Если б я могла и его убить, а потом создать нового, точно такого же, я и то бы сделала с удовольствием.

1863

9 января. Никогда в жизни я не была так несчастлива сознанием своей вины. Никогда не воображала, что могу быть виновата до такой степени. Мне так тяжело, что целый день слезы меня душат. Я боюсь говорить с ним, боюсь глядеть на него. Никогда он не был мне так мил и дорог, и никогда я не казалась себе так ничтожна и гадка. И он не сердится, он всё любит меня, и такой у него кроткий, святой взгляд. Можно умереть от счастия и от унижения с таким человеком. Мне очень дурно. От причины нравственной я больна физически. У меня была такая боль, что я думала, что выкину. Я стала как сумасшедшая. Я целый день молюсь, как будто от этого легче будет моя вина и как будто этим я могу возвратить то, что я сделала.

Мне легче, когда его нет. Я могу и плакать, и любить его, а когда он тут, меня мучает совесть, мучает его милый взгляд и лицо его, на которое я уже не смотрела со вчерашнего вечера и которое так мне мило. И как я могу только делать ему что-нибудь неприятное!

Всё думала я, как бы мне загладить (или не загладить, это глупое слово) и как бы мне сделаться лучше для него. Любить его я не могу больше, потому что люблю его до последней крайности, всеми силами, так, что нет ни одной мысли другой, нет никаких желаний, ничего нет во мне, кроме любви к нему. И в нем ничего нет дурного, ничего, в чем я хоть подумать бы могла упрекнуть его.

Он мне всё не верит, думает, что мне нужны развлечения, а мне ничего не нужно, кроме него. Если б он только знал, как я радостно думаю о будущности, не с развлечениями, а с ним и со всем тем, что он любит. Я так стараюсь полюбить даже всё то, что мне и не нравилось, как Ауэрбах[5].

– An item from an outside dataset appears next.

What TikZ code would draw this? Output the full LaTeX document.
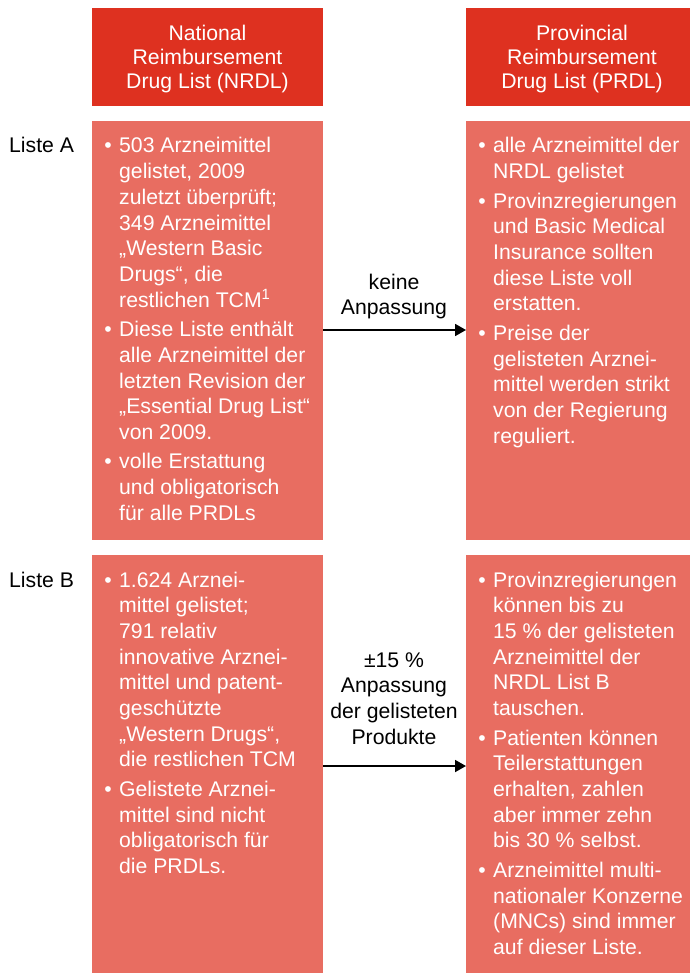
\documentclass[tikz,border=0pt]{standalone}
\usepackage{fontspec}
\setmainfont{Liberation Sans}
\usetikzlibrary{arrows.meta}
\definecolor{hdrred}{RGB}{222,49,32}
\definecolor{boxred}{RGB}{232,109,97}
\newcommand\bul{\leavevmode\llap{•\hspace{7.5pt}}}
\newcommand\bgap{\vskip 3.8pt}
\newcommand\txtlines[1]{\vtop{\hsize=300pt\parindent=0pt\parskip=0pt\baselineskip=25.7pt #1}}
\newcommand\ctrlines[2]{\vtop{\hsize=240pt\parindent=0pt\parskip=0pt\baselineskip=#1\centering #2\par}}
\tikzset{
  hdr/.style={fill=hdrred, draw=none, anchor=north west, minimum width=231pt, minimum height=98pt, inner sep=0pt},
  bodybox/.style={fill=boxred, draw=none, anchor=north west, inner sep=0pt},
  wtxt/.style={text=white, inner sep=0pt, font=\fontsize{21.2}{25.7}\selectfont},
  btxt/.style={text=black, inner sep=0pt, font=\fontsize{21.2}{25.7}\selectfont},
  arr/.style={draw=black, line width=1.8pt, -{Triangle[length=11pt,width=12pt]}}
}
\begin{document}
\begin{tikzpicture}[x=1pt,y=-1pt]
\useasboundingbox (0,0) rectangle (690,973);
% headers
\node[hdr] (hl) at (92,8) {};
\node[hdr, minimum width=224pt] (hr) at (466,8) {};
\node[wtxt, anchor=base] (hlt) at (207.5,40.2) {\ctrlines{24.4pt}{National\\Reimbursement\\Drug List (NRDL)}};
\node[wtxt, anchor=base] (hrt) at (582,40.2) {\ctrlines{24.4pt}{Provincial\\Reimbursement\\Drug List (PRDL)}};
% body boxes
\node[bodybox, minimum width=231pt, minimum height=419pt] (la) at (92,121) {};
\node[bodybox, minimum width=224pt, minimum height=419pt] (ra) at (466,121) {};
\node[bodybox, minimum width=231pt, minimum height=418pt] (lb) at (92,555) {};
\node[bodybox, minimum width=224pt, minimum height=418pt] (rb) at (466,555) {};
% row labels
\node[btxt, anchor=base west] (lista) at (9,153) {Liste A};
\node[btxt, anchor=base west] (listb) at (9,587) {Liste B};
% body texts
\node[wtxt, anchor=base west] (tla) at (119,153) {\txtlines{%
\bul 503 Arzneimittel\par gelistet, 2009\par zuletzt überprüft;\par 349 Arzneimittel\par „Western Basic\par Drugs“, die\par restlichen TCM\textsuperscript{1}\par\bgap
\bul Diese Liste enthält\par alle Arzneimittel der\par letzten Revision der\par „Essential Drug List“\par von 2009.\par\bgap
\bul volle Erstattung\par und obligatorisch\par für alle PRDLs\par}};
\node[wtxt, anchor=base west] (tra) at (493,153) {\txtlines{%
\bul alle Arzneimittel der\par NRDL gelistet\par\bgap
\bul Provinzregierungen\par und Basic Medical\par Insurance sollten\par diese Liste voll\par erstatten.\par\bgap
\bul Preise der\par gelisteten Arznei-\par mittel werden strikt\par von der Regierung\par reguliert.\par}};
\node[wtxt, anchor=base west] (tlb) at (119,587) {\txtlines{%
\bul 1.624 Arznei-\par mittel gelistet;\par 791 relativ\par innovative Arznei-\par mittel und patent-\par geschützte\par „Western Drugs“,\par die restlichen TCM\par\bgap
\bul Gelistete Arznei-\par mittel sind nicht\par obligatorisch für\par die PRDLs.\par}};
\node[wtxt, anchor=base west] (trb) at (493,587) {\txtlines{%
\bul Provinzregierungen\par können bis zu\par 15~\% der gelisteten\par Arzneimittel der\par NRDL List B\par tauschen.\par\bgap
\bul Patienten können\par Teilerstattungen\par erhalten, zahlen\par aber immer zehn\par bis 30~\% selbst.\par\bgap
\bul Arzneimittel multi-\par nationaler Konzerne\par (MNCs) sind immer\par auf dieser Liste.\par}};
% arrows and labels
\coordinate (ya) at (0,330);
\coordinate (yb) at (0,766);
\draw[arr] (la.east |- ya) -- (ra.west |- ya);
\draw[arr] (lb.east |- yb) -- (rb.west |- yb);
\node[btxt, anchor=base] (lba) at (394,289) {\ctrlines{25.7pt}{keine\\Anpassung}};
\node[btxt, anchor=base] (lbb) at (394,667) {\ctrlines{25.7pt}{±15~\%\\Anpassung\\der gelisteten\\Produkte}};
\end{tikzpicture}
\end{document}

А вчера я была в ударе капризничать, прежде этого не было до такой степени. Неужели у меня такой отвратительный характер или это пошлые нервы и беременность? Пускай так лучше будет, потому что я знаю, что теперь буду беречь наше счастие, если я еще не очень испортила его. Это ужасно, могло бы быть так весело и хорошо. Он теперь здоров; что я наделала. Таня, Саша, Кузминский приехали, а я всё не могу не плакать. Я им ни за что не покажусь, они дети и не любили. Как я жду его! Господи, если он ко мне охладеет? Ну всё, решительно, теперь держится на нем. А я какая ничтожная, как тяжело это нравственное ничтожество. Он спохватится, наверное, какая я перед ним жалкая и гадкая.